Мы ползли с Леней вдоль выделенной нам грядки. Картошка была мелкая, и уже порядочно подгнившая. Видимо недавно шли дожди, и клубни были покрыты мокрой глиной. Через полчаса заныла спина, и нелепость происходящего одинаково завладела мной и моим напарником.
— А в Америке сейчас студенты сидят в каком-нибудь застекленном кафе, смотрят на небоскребы и пьют холодное пиво… — Я дразнился, с садистским удовольствием наблюдая, как Леня делает глотательные движения, представляя себе, как густая пена переливается через край высокого стакана. — И им выговоры с занесением за изгаженную простыню никто не дает, пусть только попробуют, они сразу же в суд подадут…
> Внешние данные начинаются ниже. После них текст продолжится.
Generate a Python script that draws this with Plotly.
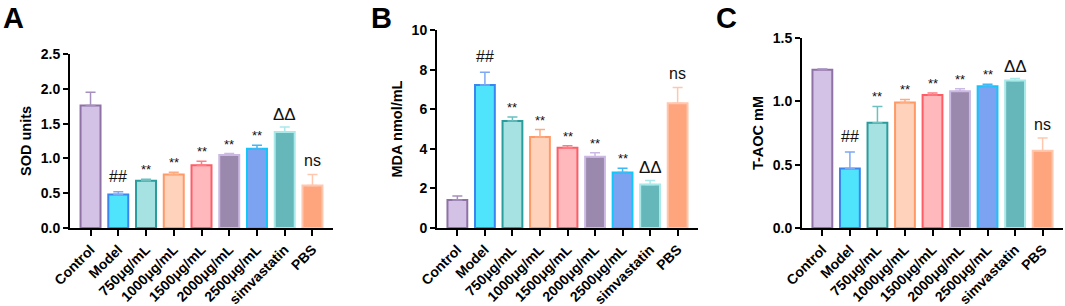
import plotly.graph_objects as go

categories = ["Control", "Model", "750μg/mL", "1000μg/mL", "1500μg/mL",
              "2000μg/mL", "2500μg/mL", "simvastatin", "PBS"]

sod_mean = [1.76, 0.48, 0.68, 0.77, 0.90, 1.05, 1.14, 1.38, 0.61]
sod_top = [1.95, 0.52, 0.70, 0.80, 0.96, 1.07, 1.19, 1.45, 0.77]
sod_marks = ["", "##", "**", "**", "**", "**", "**", "ΔΔ", "ns"]

mda_mean = [1.42, 7.22, 5.40, 4.60, 4.05, 3.60, 2.80, 2.20, 6.30]
mda_top = [1.62, 7.87, 5.60, 4.97, 4.15, 3.80, 3.02, 2.40, 7.10]
mda_marks = ["", "##", "**", "**", "**", "**", "**", "ΔΔ", "ns"]

taoc_mean = [1.25, 0.47, 0.83, 0.99, 1.05, 1.08, 1.12, 1.165, 0.61]
taoc_top = [1.255, 0.60, 0.96, 1.015, 1.065, 1.10, 1.135, 1.18, 0.71]
taoc_marks = ["", "##", "**", "**", "**", "**", "**", "ΔΔ", "ns"]

fill_colors = ["#d4c2e6", "#4fe3fc", "#a6e2e2", "#ffd2bc", "#ffb9bd",
               "#9b88ad", "#7ba3f2", "#66b7ba", "#ffa57e"]
line_colors = ["#8e72a6", "#3a86f0", "#2a9c9c", "#ff9a66", "#ff5c66",
               "#cbb9e3", "#12c6fa", "#a9e9ea", "#ffc7ae"]
err_colors = ["#a58fbd", "#7fa8f4", "#6cc0c0", "#ffab80", "#ff7c84",
              "#cbb9e3", "#3fb8f6", "#a9e9ea", "#ffc7ae"]

W, H = 1065, 306
FONT = "Liberation Sans, Arial, sans-serif"
MARK_STYLE = {"##": (16, 5), "**": (13, 0), "ΔΔ": (17, 1), "ns": (16, 3)}

panels = [
    dict(mean=sod_mean, top=sod_top, marks=sod_marks, title="SOD units",
         px=(70, 333), ytop=54, yr=2.5, dtick=0.5, fmt=".1f", letter="A", lx=1),
    dict(mean=mda_mean, top=mda_top, marks=mda_marks, title="MDA nmol/mL",
         px=(437, 698), ytop=30, yr=10, dtick=2, fmt="d", letter="B", lx=369),
    dict(mean=taoc_mean, top=taoc_top, marks=taoc_marks, title="T-AOC mM",
         px=(802, 1063), ytop=38, yr=1.5, dtick=0.5, fmt=".1f", letter="C", lx=714),
]

fig = go.Figure()
annotations = []
layout = {}
ybot = 228
for i, p in enumerate(panels):
    sfx = "" if i == 0 else str(i + 1)
    xa, ya = "x" + sfx, "y" + sfx
    for j, c in enumerate(categories):
        fig.add_trace(go.Bar(
            x=[c], y=[p["mean"][j]], xaxis=xa, yaxis=ya, width=0.72,
            marker=dict(color=fill_colors[j], line=dict(color=line_colors[j], width=2)),
            error_y=dict(type="data", symmetric=False,
                         array=[p["top"][j] - p["mean"][j]], arrayminus=[0],
                         color=err_colors[j], thickness=1.5, width=5),
            showlegend=False, hoverinfo="skip"))
        m = p["marks"][j]
        if m:
            size, shift = MARK_STYLE[m]
            annotations.append(dict(
                x=c, y=p["top"][j], xref=xa, yref=ya, text=m,
                showarrow=False, yanchor="bottom", yshift=shift,
                font=dict(family=FONT, size=size, color="#111111")))
    annotations.append(dict(
        x=p["lx"] / W, y=1.0, xref="paper", yref="paper", text="<b>" + p["letter"] + "</b>",
        showarrow=False, xanchor="left", yanchor="top",
        font=dict(family=FONT, size=29, color="black")))
    layout["xaxis" + sfx] = dict(
        domain=[p["px"][0] / W, p["px"][1] / W], anchor=ya,
        categoryorder="array", categoryarray=categories,
        range=[-0.74, 8.74], showline=True, linecolor="black", linewidth=2,
        ticks="outside", ticklen=6, tickwidth=1.5, tickcolor="black",
        tickangle=-45, showgrid=False, zeroline=False,
        tickfont=dict(family=FONT, size=14, color="black", weight="bold"))
    layout["yaxis" + sfx] = dict(
        domain=[1 - ybot / H, 1 - p["ytop"] / H], anchor=xa,
        range=[0, p["yr"]], dtick=p["dtick"], tickformat=p["fmt"],
        showline=True, linecolor="black", linewidth=2,
        ticks="outside", ticklen=5, tickwidth=1.5, tickcolor="black",
        showgrid=False, zeroline=False,
        tickfont=dict(family=FONT, size=14, color="black", weight="bold"),
        title=dict(text=p["title"], standoff=6,
                   font=dict(family=FONT, size=14.5, color="black", weight="bold")))

fig.update_layout(
    width=W, height=H, margin=dict(l=0, r=0, t=0, b=0, autoexpand=False),
    plot_bgcolor="white", paper_bgcolor="white", barmode="overlay",
    bargap=0.28, annotations=annotations, hovermode=False, **layout)

fig.write_html("out.html", config={"displayModeBar": False},
               post_script="document.body.style.margin='0';")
— Разговорчики, — начальник грядки, парень со старшего курса, которого я никогда раньше не видел, появился перед нами, расставив ноги в резиновых сапогах. У него было дегенеративное тупое лицо, изъеденное оспинами, наверняка он был неуспевающим двоечником, и теперь, наконец, мог отомстить за унижения, доставленные ему изворотливыми лекторами в ненавистных аудиториях. На этой грядке он явно чувствовал себя в своей тарелке.
— Вы чего, приказа не слышали? — Парень зло скривился. — Это что за говно у вас в корзине, я вас спрашиваю! — он пнул сапогом наполовину заполненную мокрой картошкой корзинку, она опрокинулась, и плоды нашего труда рассыпались.
— А чего тебе не нравится? — Леня испуганно посмотрел на широкие плечи начальника грядки.
— Кто так картошку собирает? Как фамилия? — парень достал из кармана зеленых брезентовых штанов маленький обтрепанный блокнотик и карандаш. — Вы чего думаете, от ответственности уйдете? Хрена!
— А чего? — я испуганно поглядел на рассыпанные вокруг клубни.
— А землицу надо аккуратно счищать, и потом, вы много картошки в земле оставляете, — в доказательство он отошел назад на несколько шагов и ковырнул сапогом землю.
Найти пропущенную картошку ему не удалось, он разозлился, и начал ожесточенно бить ногой по грядке, пока не нашел крохотный, размером с наперсток клубень, покрытый мокрой глиной.
— Ага! — глаза его горели ненавистью. — А ну-ка к самому началу грядки, и по второму разу все собрать! А про вашу работу я вечером на перекличке доложу… — Он еще раз сердито взглянул на нас и пошел воспитывать работавших на соседней грядке.
— Слушай, Леня, он чего, больной что-ли? — Я был поражен ненавистью, с которой наш надсмотрщик распоряжался своими подчиненными.
— А хрен его знает, вот занесло, мать их так. Надо было больным сказаться и справку у врача взять. У меня участковый врач знакомый, наверняка бы дал.
— Ну что теперь, — я пожал плечами. — Пошли по второму разу грядку собирать, раз этому мудиле так хочется.
Второй проход грядки не принес желаемых результатов, мы долго копались в земле под ненавидящими взглядами изъеденного оспой парня, но с трудом набрали четверть корзины. В результате, к вечеру мы намного отстали от остальных, не собрав даже половины километровой гряды. Солнце уже садилось, спина не разгибалась, и я проклинал свою судьбу.
— Ну что? — Комиссар отряда бродил по полю со своим любимым мегафоном. — Вот, обратите внимание, все уже работу закончили кроме этих бездельников. Вот девушки досрочно закончили, почти сто мешков собрали, а эти, — он презрительно посмотрел на нас, — сколько мешков собрано? — Он обращался к тому же гнусному парню.